Hello, hooray, what a nice day!

Is it OK for me to like this? Should I ask Paul Weller for permission? I think he’d be alright about it, I mean it’s not like I was born into privilege, and I’d never even heard of the Bullingdon club until recently. I’m not to be confused with a proper, bona fide toff like David Cameron, and I like to think that’s an easy mistake to avoid.

Weller, a prominent former Red Wedge member, responded scathingly on hearing about David Cameron’s spectacularly dumb pronouncement that Eton Rifles was one of his favourite tracks:

Is he thick? He probably thinks Eton Rifles is a song about him and his mates at school…which part of it didn’t he get? It wasn’t intended as a fucking jolly drinking song for the cadet corps.

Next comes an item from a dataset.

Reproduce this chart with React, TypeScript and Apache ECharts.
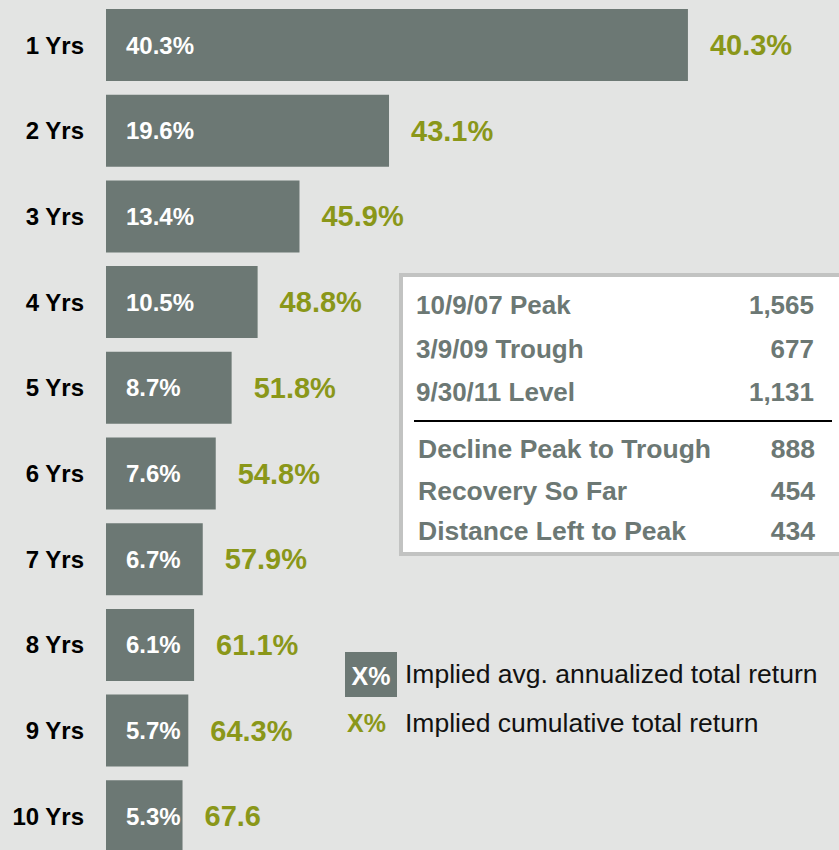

I fear poor old Cameron feels an undeserved tinge of pride from the lyric. In the song’s battle between Etonians and passing Right to Work marchers, the toffs triumph despite being outnumbered: “Well, what chance have you got against a tie and a crest?” asks Weller.

Cameron claimed that the song meant a lot to him, and to his fellow members of the corps at the time. This man, may I just point out, is now running the country.

And there’s more. “I don’t see why the left should be the only ones allowed to listen to protest songs”, Cameron says. Fair comment, perhaps, although when a song protests against a privilege that you perfectly embody it does make it a rather curious choice for you to cherish.